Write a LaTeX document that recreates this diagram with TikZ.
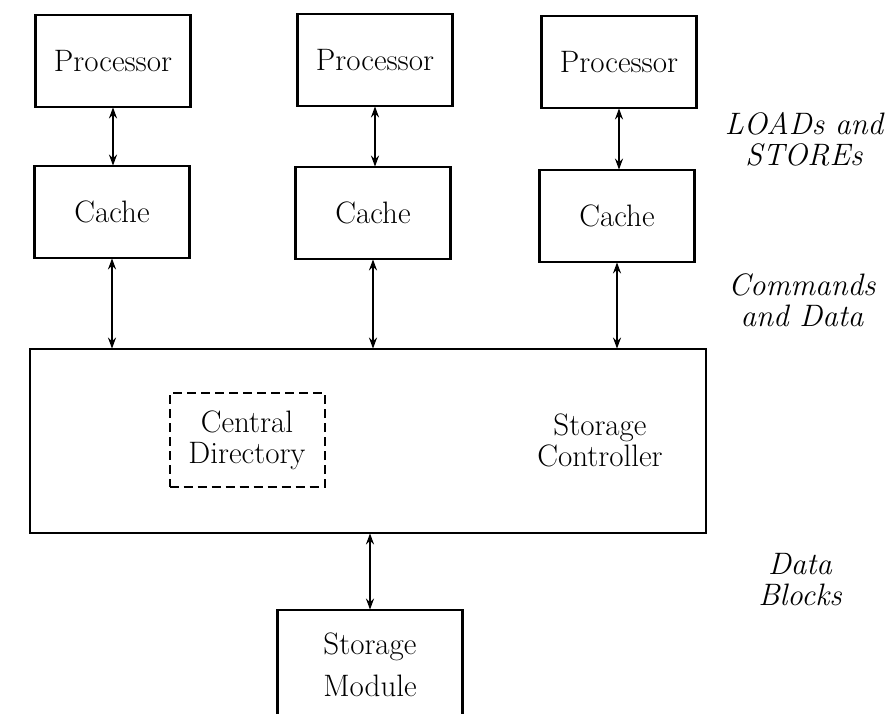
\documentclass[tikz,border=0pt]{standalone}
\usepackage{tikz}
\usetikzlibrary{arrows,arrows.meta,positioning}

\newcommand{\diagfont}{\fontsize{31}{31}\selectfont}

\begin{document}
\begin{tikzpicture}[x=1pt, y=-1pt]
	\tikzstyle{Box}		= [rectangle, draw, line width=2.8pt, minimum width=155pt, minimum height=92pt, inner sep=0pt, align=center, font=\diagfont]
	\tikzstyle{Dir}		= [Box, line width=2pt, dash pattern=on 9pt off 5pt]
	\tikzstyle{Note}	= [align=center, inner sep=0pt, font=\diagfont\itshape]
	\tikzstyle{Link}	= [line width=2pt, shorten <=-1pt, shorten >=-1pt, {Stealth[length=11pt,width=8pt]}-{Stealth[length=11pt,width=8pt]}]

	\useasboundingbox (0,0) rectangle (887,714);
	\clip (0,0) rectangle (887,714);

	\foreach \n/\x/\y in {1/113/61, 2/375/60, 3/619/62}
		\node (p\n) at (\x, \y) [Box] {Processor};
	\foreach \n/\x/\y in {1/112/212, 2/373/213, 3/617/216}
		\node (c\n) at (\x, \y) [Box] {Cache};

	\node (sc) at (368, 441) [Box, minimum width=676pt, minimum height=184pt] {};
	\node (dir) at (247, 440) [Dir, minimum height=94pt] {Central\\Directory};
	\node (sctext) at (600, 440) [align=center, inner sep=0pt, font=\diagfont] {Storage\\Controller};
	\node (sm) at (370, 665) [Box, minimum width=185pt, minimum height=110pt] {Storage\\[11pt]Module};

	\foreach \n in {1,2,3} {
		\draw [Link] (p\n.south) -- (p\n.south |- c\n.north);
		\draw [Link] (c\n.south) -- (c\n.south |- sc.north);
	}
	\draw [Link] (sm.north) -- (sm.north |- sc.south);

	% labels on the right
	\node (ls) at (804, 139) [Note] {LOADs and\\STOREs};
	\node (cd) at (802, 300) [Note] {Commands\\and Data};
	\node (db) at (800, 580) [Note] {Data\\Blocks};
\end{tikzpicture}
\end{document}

..........

▶ _Prompt_
In your copy, leave out the pictures and reproduce the material above exactly.

▶ _Output below_
Write a LaTeX document that recreates this diagram with TikZ.
\documentclass[tikz,border=0pt]{standalone}
\usepackage{tikz}
\usetikzlibrary{arrows,arrows.meta,positioning}

\newcommand{\diagfont}{\fontsize{31}{31}\selectfont}

\begin{document}
\begin{tikzpicture}[x=1pt, y=-1pt]
	\tikzstyle{Box}		= [rectangle, draw, line width=2.8pt, minimum width=155pt, minimum height=92pt, inner sep=0pt, align=center, font=\diagfont]
	\tikzstyle{Dir}		= [Box, line width=2pt, dash pattern=on 9pt off 5pt]
	\tikzstyle{Note}	= [align=center, inner sep=0pt, font=\diagfont\itshape]
	\tikzstyle{Link}	= [line width=2pt, shorten <=-1pt, shorten >=-1pt, {Stealth[length=11pt,width=8pt]}-{Stealth[length=11pt,width=8pt]}]

	\useasboundingbox (0,0) rectangle (887,714);
	\clip (0,0) rectangle (887,714);

	\foreach \n/\x/\y in {1/113/61, 2/375/60, 3/619/62}
		\node (p\n) at (\x, \y) [Box] {Processor};
	\foreach \n/\x/\y in {1/112/212, 2/373/213, 3/617/216}
		\node (c\n) at (\x, \y) [Box] {Cache};

	\node (sc) at (368, 441) [Box, minimum width=676pt, minimum height=184pt] {};
	\node (dir) at (247, 440) [Dir, minimum height=94pt] {Central\\Directory};
	\node (sctext) at (600, 440) [align=center, inner sep=0pt, font=\diagfont] {Storage\\Controller};
	\node (sm) at (370, 665) [Box, minimum width=185pt, minimum height=110pt] {Storage\\[11pt]Module};

	\foreach \n in {1,2,3} {
		\draw [Link] (p\n.south) -- (p\n.south |- c\n.north);
		\draw [Link] (c\n.south) -- (c\n.south |- sc.north);
	}
	\draw [Link] (sm.north) -- (sm.north |- sc.south);

	% labels on the right
	\node (ls) at (804, 139) [Note] {LOADs and\\STOREs};
	\node (cd) at (802, 300) [Note] {Commands\\and Data};
	\node (db) at (800, 580) [Note] {Data\\Blocks};
\end{tikzpicture}
\end{document}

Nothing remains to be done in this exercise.